__Exercise data__

— start —

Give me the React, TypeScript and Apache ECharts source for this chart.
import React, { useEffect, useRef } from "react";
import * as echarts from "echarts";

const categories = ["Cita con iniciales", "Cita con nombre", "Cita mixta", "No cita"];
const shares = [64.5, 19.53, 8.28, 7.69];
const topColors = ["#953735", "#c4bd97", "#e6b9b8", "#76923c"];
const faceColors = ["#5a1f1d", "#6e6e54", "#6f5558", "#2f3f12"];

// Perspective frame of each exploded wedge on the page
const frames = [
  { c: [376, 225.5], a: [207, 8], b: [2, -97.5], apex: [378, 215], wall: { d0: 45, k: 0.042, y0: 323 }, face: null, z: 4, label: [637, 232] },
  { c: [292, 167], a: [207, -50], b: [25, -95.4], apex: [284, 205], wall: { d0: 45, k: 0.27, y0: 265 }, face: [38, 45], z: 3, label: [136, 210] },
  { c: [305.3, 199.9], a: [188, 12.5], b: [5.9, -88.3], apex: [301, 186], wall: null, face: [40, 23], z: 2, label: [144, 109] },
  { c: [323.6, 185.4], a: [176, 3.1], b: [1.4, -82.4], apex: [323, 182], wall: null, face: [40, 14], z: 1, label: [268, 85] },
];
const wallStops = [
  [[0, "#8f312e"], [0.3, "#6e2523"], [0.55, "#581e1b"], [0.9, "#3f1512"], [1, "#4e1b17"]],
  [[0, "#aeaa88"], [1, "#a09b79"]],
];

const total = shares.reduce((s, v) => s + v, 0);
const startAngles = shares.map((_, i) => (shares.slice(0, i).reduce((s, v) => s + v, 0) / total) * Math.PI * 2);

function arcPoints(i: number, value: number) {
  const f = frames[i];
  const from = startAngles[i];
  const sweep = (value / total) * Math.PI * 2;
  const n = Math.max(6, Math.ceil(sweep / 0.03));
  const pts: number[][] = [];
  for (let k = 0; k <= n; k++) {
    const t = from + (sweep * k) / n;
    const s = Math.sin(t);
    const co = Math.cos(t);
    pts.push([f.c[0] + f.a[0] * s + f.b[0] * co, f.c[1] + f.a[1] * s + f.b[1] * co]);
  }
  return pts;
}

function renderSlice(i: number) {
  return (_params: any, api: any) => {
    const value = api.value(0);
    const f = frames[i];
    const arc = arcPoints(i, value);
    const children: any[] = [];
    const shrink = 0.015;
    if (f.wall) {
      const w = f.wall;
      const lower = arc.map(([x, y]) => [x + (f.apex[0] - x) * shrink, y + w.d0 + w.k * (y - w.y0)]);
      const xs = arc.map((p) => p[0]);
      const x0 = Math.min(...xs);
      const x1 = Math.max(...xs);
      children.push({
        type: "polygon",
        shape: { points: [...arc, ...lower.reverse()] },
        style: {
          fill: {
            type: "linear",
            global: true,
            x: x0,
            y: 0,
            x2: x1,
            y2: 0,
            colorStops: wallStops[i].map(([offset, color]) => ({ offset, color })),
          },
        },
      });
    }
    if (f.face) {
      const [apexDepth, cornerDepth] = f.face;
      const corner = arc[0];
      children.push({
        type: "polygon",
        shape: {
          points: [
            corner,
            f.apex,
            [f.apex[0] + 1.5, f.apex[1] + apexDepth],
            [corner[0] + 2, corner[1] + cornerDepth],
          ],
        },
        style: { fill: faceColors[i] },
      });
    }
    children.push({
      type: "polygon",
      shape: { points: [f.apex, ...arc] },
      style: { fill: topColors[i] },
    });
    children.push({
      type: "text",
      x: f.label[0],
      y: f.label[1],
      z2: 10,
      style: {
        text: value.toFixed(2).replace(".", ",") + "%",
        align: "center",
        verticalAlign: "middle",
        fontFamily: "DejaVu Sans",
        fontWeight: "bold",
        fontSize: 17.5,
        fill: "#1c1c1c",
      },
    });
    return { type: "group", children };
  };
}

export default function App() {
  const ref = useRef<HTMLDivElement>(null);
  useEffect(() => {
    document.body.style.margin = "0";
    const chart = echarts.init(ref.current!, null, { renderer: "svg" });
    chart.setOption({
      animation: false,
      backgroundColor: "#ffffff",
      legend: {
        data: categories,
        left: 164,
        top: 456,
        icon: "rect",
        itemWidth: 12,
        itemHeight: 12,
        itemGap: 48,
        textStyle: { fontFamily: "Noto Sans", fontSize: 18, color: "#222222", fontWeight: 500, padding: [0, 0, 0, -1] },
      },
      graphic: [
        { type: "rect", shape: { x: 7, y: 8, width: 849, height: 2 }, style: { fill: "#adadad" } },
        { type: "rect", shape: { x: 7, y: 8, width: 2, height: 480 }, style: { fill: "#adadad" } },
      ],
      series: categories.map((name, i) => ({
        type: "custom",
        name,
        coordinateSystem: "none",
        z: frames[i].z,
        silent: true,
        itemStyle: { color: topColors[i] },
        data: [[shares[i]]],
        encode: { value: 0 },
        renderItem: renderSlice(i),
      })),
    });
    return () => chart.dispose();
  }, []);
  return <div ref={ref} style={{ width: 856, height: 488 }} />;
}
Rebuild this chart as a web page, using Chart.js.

— end —

__Requirement__
List all lines above in which the string "React" appears.

__Written solution__
Give me the React, TypeScript and Apache ECharts source for this chart.
import React, { useEffect, useRef } from "react";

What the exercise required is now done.